Stocks to watch for:
*Yongnam: 1Q13 net profit edged up 1% y/y to $11.5m on the back of a 22% jump in revenue to $81.9m. Ongoing projects like the S’pore Sports Hub, Suntec City Convention Centre and a belt conveyor project in Malaysia boosted revenue in structural steelworks segment by an impressive 91% to $45.4m. But a lower revenue mix from higher margin specialist civil engineering projects (45% vs 65% in 1Q12) and substantial completion of the Marina Coastal Expressway projects resulted in a lower gross margin of 23.8%, down from 29.7% y/y.
*UE: 1Q13 net profit fell 24% y/y to $7.4m despite the 17% rise in revenue to $136.6m, which was buoyed by higher rental income from its investment properties (+37% to $27.6m) and increased contribution from construction arm UE E&C (+31% to $81.9m). But a $11m spike in administrative expenses arising from commencement of UE Bizhub East and Park Avenue Changi and lack of write-backs dampened earnings at the net level.
*Hiap Hoe: 1Q13 net profit declined 28% y/y to $10.2m, while revenue fell 19% to $30.3m, mainly from progressive sale bookings of residential units at Skyline 360 and Waterscape at Cavenagh. But loss of rental income from Kallang Pudding (vacated for re-development), nil contribution from its JV project, The Beverly (already fully recognised) and higher administrative costs eroded bottom-line profit.
*Centurion: 1Q13 net profit jumped 78% y/y to $2.2m following a 23% increase in revenue to $16m. The group’s accommodation business doubled its sales to $11.1m on improved occupancy as well as new dormitories acquired in 2012. But optical disc business saw lower turnover due to reduced market demand for physical storage media, resulting in a $0.3m net loss. The group also benefited from lower distribution costs and finance expenses, which led to its encouraging results.
*Koh Brothers: 1Q13 net profit improved 16% y/y to $3.3m as higher contributions from its 486-unit residential project Parc Olympia lifted revenue by 38% to $80.8m. For the quarter, the group bagged a $100m PUB contract for its construction and building materials division and completed the acquisition of a 41% stake in Metax Engineering in Feb.
*Sunvic: 1Q13 net profit ballooned to Rmb80.9m from Rmb0.6m a year earlier as revenue soared 88% y/y to Rmb1.47b on a doubling of sales volume of acrylic acid and acylate esters to 135,800 tonnes and production of PMIDA and glyphosate.
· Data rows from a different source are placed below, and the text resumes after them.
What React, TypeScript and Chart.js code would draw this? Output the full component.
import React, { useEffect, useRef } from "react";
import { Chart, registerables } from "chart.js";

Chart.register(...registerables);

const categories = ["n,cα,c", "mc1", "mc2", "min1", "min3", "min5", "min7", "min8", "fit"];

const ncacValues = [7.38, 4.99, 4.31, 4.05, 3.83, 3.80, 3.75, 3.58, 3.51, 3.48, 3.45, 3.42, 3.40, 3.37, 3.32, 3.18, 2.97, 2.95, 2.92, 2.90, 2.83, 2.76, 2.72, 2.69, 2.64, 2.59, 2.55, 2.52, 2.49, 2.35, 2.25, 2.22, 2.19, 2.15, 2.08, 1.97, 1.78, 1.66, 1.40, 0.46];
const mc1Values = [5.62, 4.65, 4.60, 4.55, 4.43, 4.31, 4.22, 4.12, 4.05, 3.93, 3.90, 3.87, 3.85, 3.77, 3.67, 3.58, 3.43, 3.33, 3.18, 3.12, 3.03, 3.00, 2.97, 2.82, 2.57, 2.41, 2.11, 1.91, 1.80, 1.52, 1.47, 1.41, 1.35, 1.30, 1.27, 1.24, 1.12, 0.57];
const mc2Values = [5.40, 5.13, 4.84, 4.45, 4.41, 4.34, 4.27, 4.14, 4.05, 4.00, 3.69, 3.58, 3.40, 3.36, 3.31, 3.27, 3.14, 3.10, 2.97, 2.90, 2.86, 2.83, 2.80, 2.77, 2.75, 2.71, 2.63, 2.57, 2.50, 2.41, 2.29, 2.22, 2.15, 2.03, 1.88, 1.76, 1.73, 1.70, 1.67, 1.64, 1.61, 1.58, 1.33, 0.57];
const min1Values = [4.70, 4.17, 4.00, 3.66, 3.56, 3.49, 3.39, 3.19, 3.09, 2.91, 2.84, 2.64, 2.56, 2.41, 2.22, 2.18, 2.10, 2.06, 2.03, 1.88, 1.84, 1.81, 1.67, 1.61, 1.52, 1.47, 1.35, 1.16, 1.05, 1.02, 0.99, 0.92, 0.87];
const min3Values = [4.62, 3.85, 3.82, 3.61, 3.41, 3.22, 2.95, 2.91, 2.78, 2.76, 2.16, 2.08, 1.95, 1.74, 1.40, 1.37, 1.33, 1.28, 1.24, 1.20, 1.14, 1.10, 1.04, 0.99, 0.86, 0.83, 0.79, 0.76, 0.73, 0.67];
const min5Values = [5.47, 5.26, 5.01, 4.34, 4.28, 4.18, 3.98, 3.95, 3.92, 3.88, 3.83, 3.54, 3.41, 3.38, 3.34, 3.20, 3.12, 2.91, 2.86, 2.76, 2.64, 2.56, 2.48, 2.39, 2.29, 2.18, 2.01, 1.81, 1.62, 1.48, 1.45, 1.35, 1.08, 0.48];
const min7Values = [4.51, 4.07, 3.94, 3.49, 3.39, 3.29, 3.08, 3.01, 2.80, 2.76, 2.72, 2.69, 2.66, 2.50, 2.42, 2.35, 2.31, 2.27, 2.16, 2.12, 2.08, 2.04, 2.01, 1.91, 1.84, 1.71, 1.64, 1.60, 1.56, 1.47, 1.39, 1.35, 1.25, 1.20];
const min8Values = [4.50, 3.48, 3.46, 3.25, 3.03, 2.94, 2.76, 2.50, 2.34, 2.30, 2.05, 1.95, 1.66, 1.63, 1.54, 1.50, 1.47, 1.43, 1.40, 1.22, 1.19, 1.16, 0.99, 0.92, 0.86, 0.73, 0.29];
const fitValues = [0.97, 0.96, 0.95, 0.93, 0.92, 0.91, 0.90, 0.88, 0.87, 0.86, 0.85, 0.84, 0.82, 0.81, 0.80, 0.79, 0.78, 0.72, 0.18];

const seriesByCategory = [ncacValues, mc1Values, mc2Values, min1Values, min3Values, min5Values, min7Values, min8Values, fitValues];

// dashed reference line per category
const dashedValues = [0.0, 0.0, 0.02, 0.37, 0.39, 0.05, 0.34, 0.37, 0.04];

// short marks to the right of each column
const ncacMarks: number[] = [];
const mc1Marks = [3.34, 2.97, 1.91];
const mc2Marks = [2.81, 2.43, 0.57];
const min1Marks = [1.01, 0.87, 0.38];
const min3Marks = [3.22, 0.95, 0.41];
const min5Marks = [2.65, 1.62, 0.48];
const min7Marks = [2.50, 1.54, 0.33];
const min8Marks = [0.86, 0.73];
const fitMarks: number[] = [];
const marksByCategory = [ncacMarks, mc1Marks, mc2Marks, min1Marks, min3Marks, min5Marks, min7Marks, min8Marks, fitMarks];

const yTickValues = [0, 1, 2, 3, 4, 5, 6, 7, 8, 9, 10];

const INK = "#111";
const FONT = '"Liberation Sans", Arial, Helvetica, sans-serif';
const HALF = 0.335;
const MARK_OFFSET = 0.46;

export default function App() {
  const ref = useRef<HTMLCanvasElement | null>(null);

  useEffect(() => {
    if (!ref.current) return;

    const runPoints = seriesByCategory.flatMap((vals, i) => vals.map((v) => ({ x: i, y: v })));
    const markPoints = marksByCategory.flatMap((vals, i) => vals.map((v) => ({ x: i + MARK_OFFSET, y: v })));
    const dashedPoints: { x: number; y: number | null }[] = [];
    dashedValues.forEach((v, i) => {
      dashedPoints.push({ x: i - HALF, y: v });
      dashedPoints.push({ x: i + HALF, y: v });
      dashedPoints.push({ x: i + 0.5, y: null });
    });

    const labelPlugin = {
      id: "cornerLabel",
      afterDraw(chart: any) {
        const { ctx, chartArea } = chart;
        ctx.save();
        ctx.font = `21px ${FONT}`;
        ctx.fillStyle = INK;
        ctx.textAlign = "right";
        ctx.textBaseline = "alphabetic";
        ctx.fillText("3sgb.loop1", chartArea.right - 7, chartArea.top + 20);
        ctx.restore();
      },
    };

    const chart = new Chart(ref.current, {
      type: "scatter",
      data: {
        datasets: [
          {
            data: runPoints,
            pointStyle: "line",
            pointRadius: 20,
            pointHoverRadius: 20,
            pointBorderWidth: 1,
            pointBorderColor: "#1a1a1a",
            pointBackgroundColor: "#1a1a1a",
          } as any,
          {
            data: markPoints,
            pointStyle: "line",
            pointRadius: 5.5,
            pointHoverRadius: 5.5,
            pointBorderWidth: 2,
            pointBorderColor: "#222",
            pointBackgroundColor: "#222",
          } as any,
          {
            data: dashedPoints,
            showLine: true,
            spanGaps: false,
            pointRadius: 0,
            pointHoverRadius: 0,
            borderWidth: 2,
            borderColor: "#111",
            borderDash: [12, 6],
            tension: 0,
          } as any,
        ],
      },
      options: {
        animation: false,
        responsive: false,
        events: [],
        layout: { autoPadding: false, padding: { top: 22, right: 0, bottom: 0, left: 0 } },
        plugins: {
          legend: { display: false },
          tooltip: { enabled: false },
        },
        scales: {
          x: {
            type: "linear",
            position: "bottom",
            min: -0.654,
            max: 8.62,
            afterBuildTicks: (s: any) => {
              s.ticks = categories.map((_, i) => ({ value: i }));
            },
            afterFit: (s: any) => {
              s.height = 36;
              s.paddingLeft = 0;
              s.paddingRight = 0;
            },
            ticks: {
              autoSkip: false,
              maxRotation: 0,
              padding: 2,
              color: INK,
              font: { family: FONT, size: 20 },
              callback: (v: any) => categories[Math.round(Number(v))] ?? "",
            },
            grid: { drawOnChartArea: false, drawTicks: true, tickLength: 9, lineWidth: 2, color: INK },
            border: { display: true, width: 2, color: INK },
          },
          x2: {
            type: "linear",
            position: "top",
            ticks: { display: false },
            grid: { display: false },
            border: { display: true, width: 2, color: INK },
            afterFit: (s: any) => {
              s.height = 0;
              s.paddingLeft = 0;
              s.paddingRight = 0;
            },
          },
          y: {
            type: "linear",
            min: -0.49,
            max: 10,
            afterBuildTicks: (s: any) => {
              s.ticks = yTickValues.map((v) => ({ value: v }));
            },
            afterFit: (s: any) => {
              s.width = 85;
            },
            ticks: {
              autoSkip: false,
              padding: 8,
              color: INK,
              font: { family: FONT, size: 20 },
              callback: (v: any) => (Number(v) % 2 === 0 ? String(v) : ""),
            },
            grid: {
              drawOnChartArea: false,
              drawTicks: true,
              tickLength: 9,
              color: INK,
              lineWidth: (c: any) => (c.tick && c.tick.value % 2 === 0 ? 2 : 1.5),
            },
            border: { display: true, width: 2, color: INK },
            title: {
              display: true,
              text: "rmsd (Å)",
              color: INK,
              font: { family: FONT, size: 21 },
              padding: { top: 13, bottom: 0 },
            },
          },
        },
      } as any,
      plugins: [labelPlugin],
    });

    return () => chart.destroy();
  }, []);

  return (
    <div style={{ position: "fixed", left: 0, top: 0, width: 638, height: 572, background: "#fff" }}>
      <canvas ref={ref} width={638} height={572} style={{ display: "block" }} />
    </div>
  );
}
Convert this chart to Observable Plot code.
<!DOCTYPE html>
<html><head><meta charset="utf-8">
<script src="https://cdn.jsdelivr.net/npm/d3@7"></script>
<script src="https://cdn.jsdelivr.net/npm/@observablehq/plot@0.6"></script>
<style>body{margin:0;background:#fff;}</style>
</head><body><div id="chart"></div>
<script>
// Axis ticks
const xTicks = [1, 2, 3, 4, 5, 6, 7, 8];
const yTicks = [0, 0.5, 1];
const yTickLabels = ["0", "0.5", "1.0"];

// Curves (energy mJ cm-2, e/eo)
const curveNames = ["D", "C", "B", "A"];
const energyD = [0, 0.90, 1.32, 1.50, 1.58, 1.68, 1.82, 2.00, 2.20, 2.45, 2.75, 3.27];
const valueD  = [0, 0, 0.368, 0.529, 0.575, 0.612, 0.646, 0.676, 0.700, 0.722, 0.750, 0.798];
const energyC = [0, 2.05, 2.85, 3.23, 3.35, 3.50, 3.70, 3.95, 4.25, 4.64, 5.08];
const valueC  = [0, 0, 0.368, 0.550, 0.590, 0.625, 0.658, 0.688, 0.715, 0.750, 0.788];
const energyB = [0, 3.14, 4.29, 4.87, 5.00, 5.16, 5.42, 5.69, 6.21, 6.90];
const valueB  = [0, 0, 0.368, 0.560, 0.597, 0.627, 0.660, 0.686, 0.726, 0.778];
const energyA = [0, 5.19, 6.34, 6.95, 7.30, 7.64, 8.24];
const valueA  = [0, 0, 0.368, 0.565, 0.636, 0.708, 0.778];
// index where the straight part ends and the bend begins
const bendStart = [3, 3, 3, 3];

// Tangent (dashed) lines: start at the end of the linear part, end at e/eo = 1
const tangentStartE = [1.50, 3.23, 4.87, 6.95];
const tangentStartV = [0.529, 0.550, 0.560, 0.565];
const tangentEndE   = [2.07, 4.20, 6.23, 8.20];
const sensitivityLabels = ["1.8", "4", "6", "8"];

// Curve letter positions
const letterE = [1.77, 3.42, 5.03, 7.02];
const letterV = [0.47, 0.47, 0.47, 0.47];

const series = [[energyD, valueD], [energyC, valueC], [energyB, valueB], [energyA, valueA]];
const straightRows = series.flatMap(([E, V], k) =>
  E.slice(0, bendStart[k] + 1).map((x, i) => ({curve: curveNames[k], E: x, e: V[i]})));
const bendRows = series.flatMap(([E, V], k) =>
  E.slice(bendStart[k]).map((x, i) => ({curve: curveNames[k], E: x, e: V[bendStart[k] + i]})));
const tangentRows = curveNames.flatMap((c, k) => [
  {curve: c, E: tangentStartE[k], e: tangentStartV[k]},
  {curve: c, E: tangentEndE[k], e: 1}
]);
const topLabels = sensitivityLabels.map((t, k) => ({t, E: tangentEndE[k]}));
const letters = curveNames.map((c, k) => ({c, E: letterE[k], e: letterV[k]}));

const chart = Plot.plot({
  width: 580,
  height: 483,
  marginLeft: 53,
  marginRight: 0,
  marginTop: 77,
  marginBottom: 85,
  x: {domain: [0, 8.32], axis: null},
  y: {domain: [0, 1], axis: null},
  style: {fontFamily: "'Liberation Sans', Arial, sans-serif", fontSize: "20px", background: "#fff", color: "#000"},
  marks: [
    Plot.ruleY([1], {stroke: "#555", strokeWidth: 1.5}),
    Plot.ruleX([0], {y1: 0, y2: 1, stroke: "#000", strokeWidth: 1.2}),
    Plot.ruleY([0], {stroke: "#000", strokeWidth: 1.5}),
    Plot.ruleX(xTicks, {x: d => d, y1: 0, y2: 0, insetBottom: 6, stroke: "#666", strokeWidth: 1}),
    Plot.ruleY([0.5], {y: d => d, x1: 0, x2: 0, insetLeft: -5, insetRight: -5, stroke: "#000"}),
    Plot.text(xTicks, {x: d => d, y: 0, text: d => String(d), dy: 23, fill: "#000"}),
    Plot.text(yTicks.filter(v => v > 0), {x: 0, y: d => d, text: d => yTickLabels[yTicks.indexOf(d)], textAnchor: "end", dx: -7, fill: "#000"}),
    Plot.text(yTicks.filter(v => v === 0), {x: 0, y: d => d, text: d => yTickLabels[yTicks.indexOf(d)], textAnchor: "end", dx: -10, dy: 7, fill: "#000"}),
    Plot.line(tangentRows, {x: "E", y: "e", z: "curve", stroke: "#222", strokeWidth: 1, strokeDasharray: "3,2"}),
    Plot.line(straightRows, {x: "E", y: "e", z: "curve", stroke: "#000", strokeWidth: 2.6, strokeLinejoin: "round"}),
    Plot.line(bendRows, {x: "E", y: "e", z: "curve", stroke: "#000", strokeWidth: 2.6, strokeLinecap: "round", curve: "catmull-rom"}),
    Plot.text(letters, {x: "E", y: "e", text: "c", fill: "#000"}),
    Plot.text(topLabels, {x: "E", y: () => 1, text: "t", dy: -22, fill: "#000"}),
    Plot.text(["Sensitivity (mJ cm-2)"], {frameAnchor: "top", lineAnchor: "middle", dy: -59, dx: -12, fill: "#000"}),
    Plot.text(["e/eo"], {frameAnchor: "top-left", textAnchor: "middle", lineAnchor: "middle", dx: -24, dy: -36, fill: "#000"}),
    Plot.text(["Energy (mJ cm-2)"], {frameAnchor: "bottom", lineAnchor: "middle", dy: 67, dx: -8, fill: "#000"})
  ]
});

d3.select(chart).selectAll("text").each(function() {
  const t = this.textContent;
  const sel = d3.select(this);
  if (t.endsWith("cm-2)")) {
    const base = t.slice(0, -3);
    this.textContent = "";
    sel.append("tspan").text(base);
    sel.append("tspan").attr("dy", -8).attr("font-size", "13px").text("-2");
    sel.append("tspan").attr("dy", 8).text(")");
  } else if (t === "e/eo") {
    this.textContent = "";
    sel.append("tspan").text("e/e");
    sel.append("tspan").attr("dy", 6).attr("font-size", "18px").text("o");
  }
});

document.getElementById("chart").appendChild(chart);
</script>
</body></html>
Overall gross margin expanded to 12.6% from 9.4% in 1Q12 due to higher selling prices for all its products and smaller increases in operating expenses, which did not keep pace with the sales growth. There was a slight improvement in net gearing, which remained at an elevated 1.1x.
*Hong Leong Asia: 1Q13 net profit edged up 4% to $14.4m, while revenue saw a marginal 1% increase to $1.1b, due to the inclusion of $6.4m revenue from climate control unit (Airwell), acquired in Apr 12 and higher sales from diesel engines unit (Yuchai). But its consumer products unit (Xinfei) continued to suffer from keen competition and overcapacity in the industry. Impact of higher labour costs and FX loss was mitigated by a gain on asset sale and significant reduction in finance costs.
*JES: Sank into a net loss of Rmb92.5m in 1Q13 vs a net profit of Rmb14.4m in prior year. Apart from a 66% drop in revenue to Rmb669.2m due to lower vessel contract prices, equipment delivery delays and a sharp contraction in gross margin to 2.8% from 6.7% in 1Q12, the shipbuilder was plagued by a host of problems ranging from liquidated damages (Rmb20.2m) for potential delay in delivery of vessels, losses arising from disposal of raw materials (Rmb27.2m) to inventory impairment (Rmb29.2m) and FX losses (Rmb2.6m).
*Ezion: Received a letter of intent from an Asian based national oil company for a 4-year service rig contract worth US$80.3m. The service rig is expected to be deployed in Southeast Asian waters by end 2013 after undergoing refurbishment and conversion works.
*GLP: Signed an expansion agreement to lease GLP Tomiya IV annex, a 12,100 sqm facility in Miyagi Prefecture to Panasonic Logistics, one of its largest customers in Japan. Construction of this annex building is expected to be completed in Jul 14.
*CSC: Expects to report a loss for 4QFY13 due to provision of doubtful debts. Group had earlier disclosed that it has $3.5m progress claims outstanding against main contractor Poh Lian Construction, which has been placed under judicial management. For 9MFY13, CSC posted a net profit of $2.7m (-59%) on revenue of $403.8m (+30%) amid a highly competitive operating environment.